Halliburton, a Texas-based company once headed by Vice President Dick Cheney, is still the subject of various inquiries, including possible criminal investigations, involving work done under no-bid multibillion-dollar contracts in Iraq. But State Department officials say that Jones did nothing wrong and that his memo was only pressing for Halliburton to speed up its delivery of much-needed fuel to Iraq.
Jones, who left the foreign service briefly during the summer of 2004 for Harvard University's John F. Kennedy School of Government, was tapped by Rice soon after her confirmation to be her point man on Iraq.
Jones will have far more power than the current Iraq coordinator, Ronald L. Schlicher.
Unlike Schlicher, who reports to several bosses before reaching Rice, Jones is envisioned as a senior adviser with his own small staff who will report directly to Rice and occupy an office near hers.
As one of the State Department's veteran Arabists, Jones recently traveled to Iraq on an unpublicized mission to evaluate the political transition there. He has not yet been officially named to the new post, but State Department spokesman Richard Boucher confirmed that an official announcement was expected soon.
Senior State Department officials downplayed the appointment, saying that Jones will not replace the Iraq desk that exists in the Near Eastern Affairs Bureau and that Rice has assured longtime officials that she is not trying to circumvent them by bringing her own powerful player on Iraq to her side.
"It's a question of [Rice's] style," said one career State Department official who works closely with her.
He said that while Rice will make more changes, he did not expect them to be sweeping.
"It's a big bureaucracy," the official said on condition of anonymity. "You can't do a lot of reshuffling. You can do some strategic tinkering."
In a rare move, Rice has ensured that she will include the administration's key player on the Middle East, Elliott Abrams, partially under her chain of command even though he will remain at the National Security Council, according to a White House official.
She has appointed Lieutenant General William Ward as a special coordinator to help Palestinians build their security forces, and is considering appointing another adviser who will deal with Palestinian economic and political affairs, according to diplomats and US officials. Ward reports directly to Rice, as would the holder of the other position, they said.
Rice has also named Elizabeth Cheney, the vice president's daughter, as deputy assistant secretary of state for the Near East -- the second-ranking US diplomat for the Middle East.

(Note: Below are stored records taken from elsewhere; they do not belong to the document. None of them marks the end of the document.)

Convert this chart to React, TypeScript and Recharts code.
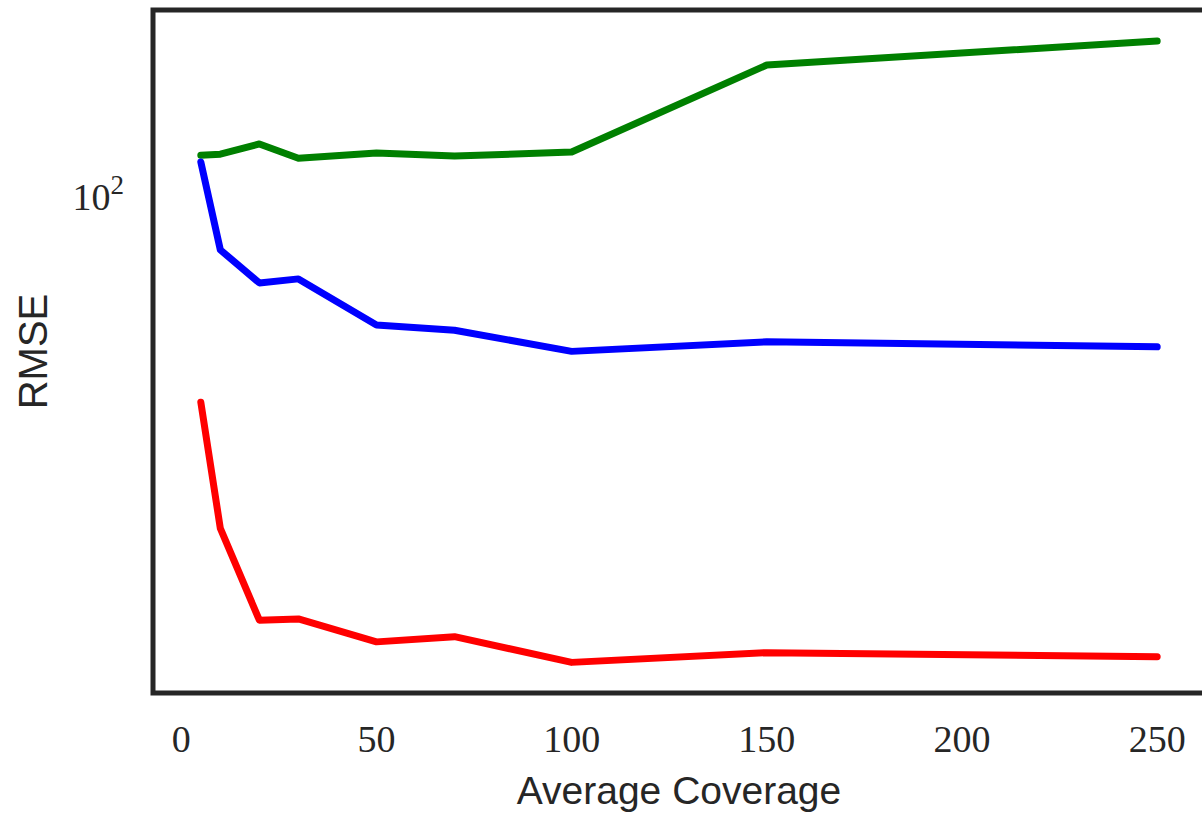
import React from 'react';
import { LineChart, Line, XAxis, YAxis, ReferenceArea } from 'recharts';

// RMSE vs average coverage, log y axis
const coverage = [5, 10, 20, 30, 50, 70, 100, 150, 250];
const greenRmse = [114.0, 114.4, 118.3, 112.9, 114.8, 113.7, 115.2, 153.4, 166.0];
const blueRmse = [111.5, 83.5, 74.9, 75.9, 65.2, 64.1, 59.8, 61.7, 60.7];
const redRmse = [50.6, 33.4, 24.7, 24.8, 23.0, 23.4, 21.5, 22.2, 21.9];

const xTicks = [0, 50, 100, 150, 200, 250];
const yTicks = [100];
const xDomain: [number, number] = [-7.25, 262.25];
const yDomain: [number, number] = [19.44, 183.8];

const data = coverage.map((c, i) => ({
  coverage: c,
  green: greenRmse[i],
  blue: blueRmse[i],
  red: redRmse[i],
}));

const serif = '"Liberation Serif", "DejaVu Serif", serif';
const sans = '"Liberation Sans", "DejaVu Sans", sans-serif';

const XTick = (props: any) => {
  const { x, y, payload } = props;
  return (
    <text x={x} y={y} dy="0.35em" textAnchor="middle" fontFamily={serif} fontSize={38} fill="#262626">
      {payload.value}
    </text>
  );
};

const YTick = (props: any) => {
  const { x, y, payload } = props;
  const exp = Math.round(Math.log10(payload.value));
  return (
    <text x={x} y={y} dy={15} textAnchor="end" fontFamily={serif} fontSize={38} fill="#262626">
      <tspan>10</tspan>
      <tspan dy={-16} fontSize={27}>{exp}</tspan>
    </text>
  );
};

const YLabel = (props: any) => {
  const { viewBox } = props;
  const cy = viewBox.y + viewBox.height / 2;
  return (
    <text
      x={33}
      y={cy}
      transform={`rotate(-90, 33, ${cy})`}
      textAnchor="middle"
      dominantBaseline="central"
      fontFamily={sans}
      fontSize={40}
      fill="#262626"
    >
      RMSE
    </text>
  );
};

const XLabel = (props: any) => {
  const { viewBox } = props;
  const cx = viewBox.x + viewBox.width / 2;
  return (
    <text x={cx} y={viewBox.y + 111} textAnchor="middle" fontFamily={sans} fontSize={39} fill="#262626">
      Average Coverage
    </text>
  );
};

export default function App() {
  return (
    <div style={{ position: 'absolute', left: 0, top: 0, width: 1202, height: 813, overflow: 'hidden', background: '#fff' }}>
      <LineChart width={1212} height={813} data={data} margin={{ top: 10, right: 7, bottom: 0, left: 0 }}>
        <XAxis
          dataKey="coverage"
          type="number"
          domain={xDomain}
          ticks={xTicks}
          allowDataOverflow
          axisLine={false}
          tickLine={false}
          tickSize={0}
          tickMargin={46}
          height={120}
          tick={<XTick />}
          label={<XLabel />}
        />
        <YAxis
          type="number"
          scale="log"
          domain={yDomain}
          ticks={yTicks}
          allowDataOverflow
          axisLine={false}
          tickLine={false}
          tickSize={0}
          tickMargin={29}
          width={153}
          tick={<YTick />}
          label={<YLabel />}
        />
        <ReferenceArea
          x1={xDomain[0]}
          x2={xDomain[1]}
          y1={yDomain[0]}
          y2={yDomain[1]}
          fill="none"
          fillOpacity={0}
          stroke="#262626"
          strokeWidth={5}
          ifOverflow="visible"
        />
        <Line dataKey="green" stroke="#008000" strokeWidth={7} strokeLinecap="round" strokeLinejoin="round" dot={false} activeDot={false} isAnimationActive={false} />
        <Line dataKey="blue" stroke="#0000ff" strokeWidth={7} strokeLinecap="round" strokeLinejoin="round" dot={false} activeDot={false} isAnimationActive={false} />
        <Line dataKey="red" stroke="#ff0000" strokeWidth={7} strokeLinecap="round" strokeLinejoin="round" dot={false} activeDot={false} isAnimationActive={false} />
      </LineChart>
    </div>
  );
}
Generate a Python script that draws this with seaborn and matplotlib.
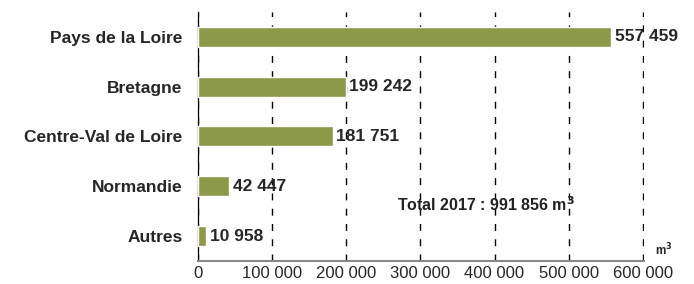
import matplotlib
matplotlib.use("Agg")
import matplotlib.pyplot as plt
import seaborn as sns
import pandas as pd
import numpy as np
from matplotlib.ticker import FuncFormatter, FixedLocator

regions = ["Pays de la Loire", "Bretagne", "Centre-Val de Loire", "Normandie", "Autres"]
volumes = [557459, 199242, 181751, 42447, 10958]
total_label = "Total 2017 : 991 856 m$^3$"

df = pd.DataFrame({"region": regions, "volume": volumes})

sns.set_style("white")
plt.rcParams["font.family"] = ["Liberation Sans", "DejaVu Sans"]
plt.rcParams["mathtext.default"] = "bf"


def fmt_space(v):
    return f"{int(v):,}".replace(",", " ")


fig = plt.figure(figsize=(6.94, 2.84), dpi=100)
ax = fig.add_axes([0.285, 0.081, 0.643, 0.877])

sns.barplot(data=df, x="volume", y="region", order=regions, color="#8C9A47",
            width=0.4, saturation=1, ax=ax, zorder=3)

ax.set_xlim(0, 601500)
ax.set_ylim(len(regions) - 0.5, -0.5)
ax.set_xticks(np.arange(0, 600001, 100000))
ax.xaxis.set_major_formatter(FuncFormatter(lambda v, p: fmt_space(v)))
ax.grid(axis="x", color="black", linestyle=(0, (5, 6)), linewidth=1.0, zorder=0)
ax.grid(axis="y", visible=False)

# category labels at bar centres, tick marks at boundaries
ax.yaxis.set_minor_locator(FixedLocator(np.arange(-0.5, len(regions), 1)))
ax.tick_params(axis="y", which="major", length=0, pad=11, labelsize=12.5)
ax.tick_params(axis="y", which="minor", length=5, color="black", width=0.9, direction="out")
ax.tick_params(axis="x", which="major", length=6, color="#888888", width=0.9,
               direction="inout", labelsize=12, pad=0.5)
for lab in ax.get_yticklabels():
    lab.set_fontweight("bold")

for s in ["top", "right"]:
    ax.spines[s].set_visible(False)
ax.spines["left"].set_color("black")
ax.spines["left"].set_linewidth(0.9)
ax.spines["bottom"].set_color("#888888")
ax.spines["bottom"].set_linewidth(1.5)
ax.set_xlabel("")
ax.set_ylabel("")

for i, v in enumerate(volumes):
    ax.text(v + 5000, i, fmt_space(v), va="center", ha="left",
            fontsize=12.5, fontweight="bold", zorder=4)

ax.text(0.645, 0.228, total_label, transform=ax.transAxes, ha="center", va="center",
        fontsize=11.5, fontweight="bold", color="#222222")
ax.text(1.045, 0.045, "m$^3$", transform=ax.transAxes, ha="center", va="center",
        fontsize=8.5, fontweight="bold")

fig.savefig("out.png", dpi=100)
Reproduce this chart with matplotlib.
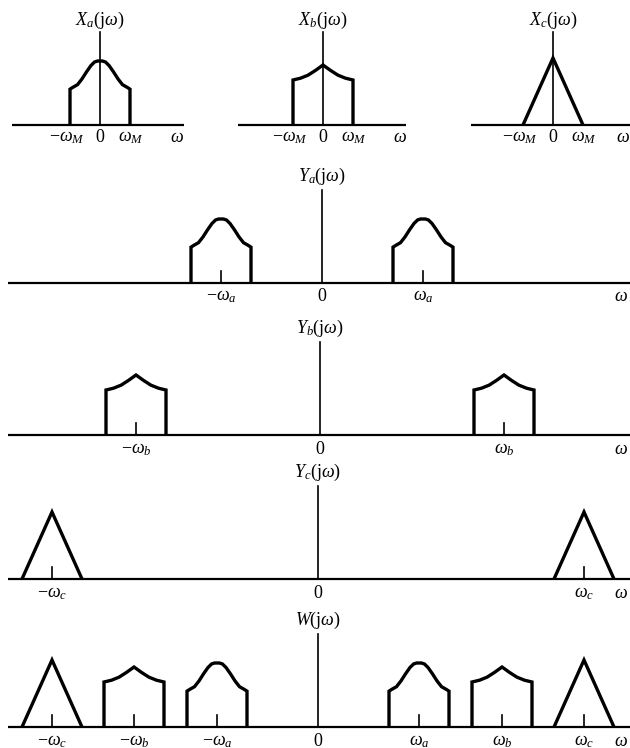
import matplotlib
matplotlib.use("Agg")
import matplotlib.pyplot as plt
import numpy as np

plt.rcParams['mathtext.fontset'] = 'custom'
plt.rcParams['mathtext.rm'] = 'Liberation Serif'
plt.rcParams['mathtext.it'] = 'Liberation Serif:italic'
plt.rcParams['mathtext.bf'] = 'Liberation Serif:bold'
plt.rcParams['font.family'] = ['Liberation Serif', 'DejaVu Serif']

W_PX, H_PX = 630, 748

# ---- data (frequency units are arbitrary, schematic) ----
wM = 30
wa = 101
wb = 184
wc = 266
axis_height = 93
tick_height = 12

# spectral shapes on normalised frequency u in [-1, 1], height relative to peak
shape_a_u = [-1, -1, -0.9, -0.75, -0.6, -0.45, -0.3, -0.18, -0.08, 0, 0.08, 0.18, 0.3, 0.45, 0.6, 0.75, 0.9, 1, 1]
shape_a_h = [0, 0.56, 0.59, 0.63, 0.72, 0.83, 0.93, 0.985, 1.0, 1.0, 1.0, 0.985, 0.93, 0.83, 0.72, 0.63, 0.59, 0.56, 0]
peak_a = 64

shape_b_u = [-1, -1, -0.75, -0.5, -0.25, 0, 0.25, 0.5, 0.75, 1, 1]
shape_b_h = [0, 0.75, 0.78, 0.83, 0.91, 1.0, 0.91, 0.83, 0.78, 0.75, 0]
peak_b = 60

shape_c_u = [-1, 0, 1]
shape_c_h = [0, 1.0, 0]
peak_c = 67

shapes = {
    'a': (shape_a_u, shape_a_h, peak_a),
    'b': (shape_b_u, shape_b_h, peak_b),
    'c': (shape_c_u, shape_c_h, peak_c),
}

# top panels: key, label, axis pixel, panel left/right px, baseline px, line start/end px, omega-label px
top_panels = [
    ('a', r'$X_a(\mathrm{j}\omega)$', 100, 0, 210, 125, 12, 184, 177),
    ('b', r'$X_b(\mathrm{j}\omega)$', 323, 210, 420, 125, 238, 406, 400),
    ('c', r'$X_c(\mathrm{j}\omega)$', 553, 420, 630, 125, 471, 630, 623),
]
top_tick_labels = [r'$-\omega_M$', r'$0$', r'$\omega_M$']

rows = [
    (r'$Y_a(\mathrm{j}\omega)$', 283, [('a', -wa, r'$-\omega_a$'), ('a', wa, r'$\omega_a$')]),
    (r'$Y_b(\mathrm{j}\omega)$', 435, [('b', -wb, r'$-\omega_b$'), ('b', wb, r'$\omega_b$')]),
    (r'$Y_c(\mathrm{j}\omega)$', 579, [('c', -wc, r'$-\omega_c$'), ('c', wc, r'$\omega_c$')]),
    (r'$W(\mathrm{j}\omega)$', 727, [('c', -wc, r'$-\omega_c$'), ('b', -wb, r'$-\omega_b$'),
                                     ('a', -wa, r'$-\omega_a$'), ('a', wa, r'$\omega_a$'),
                                     ('b', wb, r'$\omega_b$'), ('c', wc, r'$\omega_c$')]),
]
row_axis_px = [322, 320, 318, 318]

fig = plt.figure(figsize=(W_PX / 100, H_PX / 100), dpi=100)

FS = 13
LW_SHAPE = 2.4
LW_AX = 1.2
LW_BASE = 1.6


def make_axes(left_px, right_px, base_px, zero_px):
    ax = fig.add_axes([left_px / W_PX, (H_PX - base_px) / H_PX,
                       (right_px - left_px) / W_PX, 100 / H_PX])
    ax.set_xlim(left_px - zero_px, right_px - zero_px)
    ax.set_ylim(0, 100)
    ax.axis('off')
    return ax


def draw_shape(ax, key, center, half):
    u, h, pk = shapes[key]
    x = center + half * np.asarray(u, dtype=float)
    y = pk * np.asarray(h, dtype=float)
    ax.plot(x, y, color='black', lw=LW_SHAPE, solid_joinstyle='miter',
            solid_capstyle='butt', clip_on=False, zorder=3)


# ---- top row ----
for (key, label, zero_px, lpx, rpx, base, ls, le, wpx) in top_panels:
    ax = make_axes(lpx, rpx, base, zero_px)
    ax.plot([ls - zero_px, le - zero_px], [0, 0], color='black', lw=LW_BASE,
            clip_on=False, solid_capstyle='butt')
    ax.plot([0, 0], [0, axis_height], color='black', lw=LW_AX, clip_on=False, zorder=4)
    draw_shape(ax, key, 0, wM)
    ax.text(0, axis_height + 12, label, ha='center', va='center', fontsize=FS, clip_on=False)
    tick_pos = [-wM - 3, 0, wM + 1]
    for tp, tl in zip(tick_pos, top_tick_labels):
        ax.text(tp, -13, tl, ha='center', va='center', fontsize=FS, clip_on=False)
    ax.text(wpx - zero_px, -13, r'$\omega$', ha='center', va='center', fontsize=FS, clip_on=False)

# ---- full-width rows ----
for (label, base, items), zpx in zip(rows, row_axis_px):
    ax = make_axes(0, W_PX, base, zpx)
    ax.plot([8 - zpx, W_PX - zpx], [0, 0], color='black', lw=LW_BASE, clip_on=False,
            solid_capstyle='butt')
    ax.plot([0, 0], [0, axis_height], color='black', lw=LW_AX, clip_on=False, zorder=4)
    ax.text(0, axis_height + 14, label, ha='center', va='center', fontsize=FS, clip_on=False)
    ax.text(0, -14, r'$0$', ha='center', va='center', fontsize=FS, clip_on=False)
    ax.text(621 - zpx, -14, r'$\omega$', ha='center', va='center', fontsize=FS, clip_on=False)
    for key, c, tl in items:
        draw_shape(ax, key, c, wM)
        ax.plot([c, c], [0, tick_height], color='black', lw=LW_AX, clip_on=False)
        ax.text(c, -14, tl, ha='center', va='center', fontsize=FS, clip_on=False)

fig.savefig('out.png', dpi=100, facecolor='white')
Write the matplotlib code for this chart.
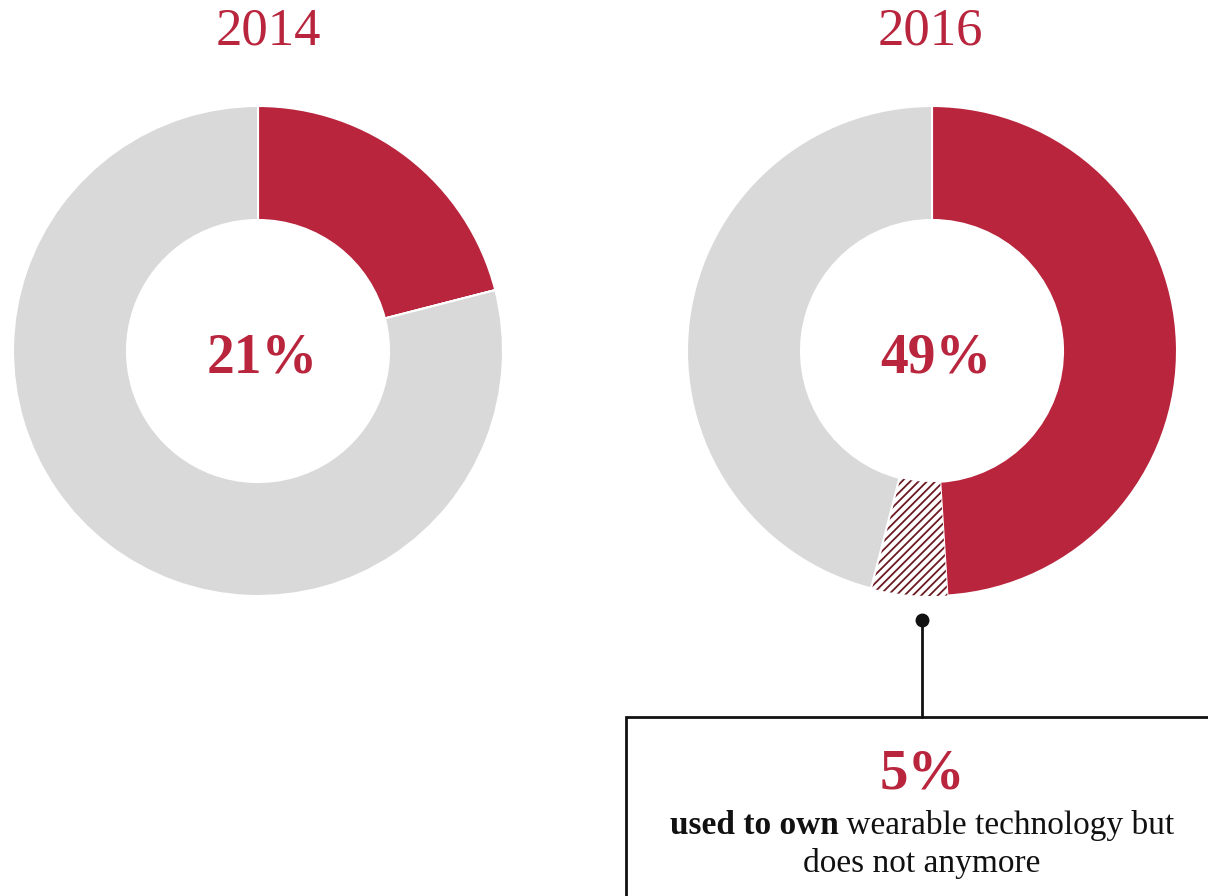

Following a pattern of assembling an inner circle of powerful advisers, Rice has appointed Stephen Krasner, a close friend and professor of international relations at Stanford University, to head the department's Policy Planning Office, and Philip Zelikow, who co-authored a book with her, to the position of counselor. Her predecessor, Colin L. Powell, had left that post vacant for years.
"Dr. Rice's style is sort of like the president's," said Patrick Cronin, a former assistant administrator for the US Agency for International Development who is at the Center for Strategic and International Studies. "She's surrounded herself with bright people, and she expects them all to be loyal and to report to her."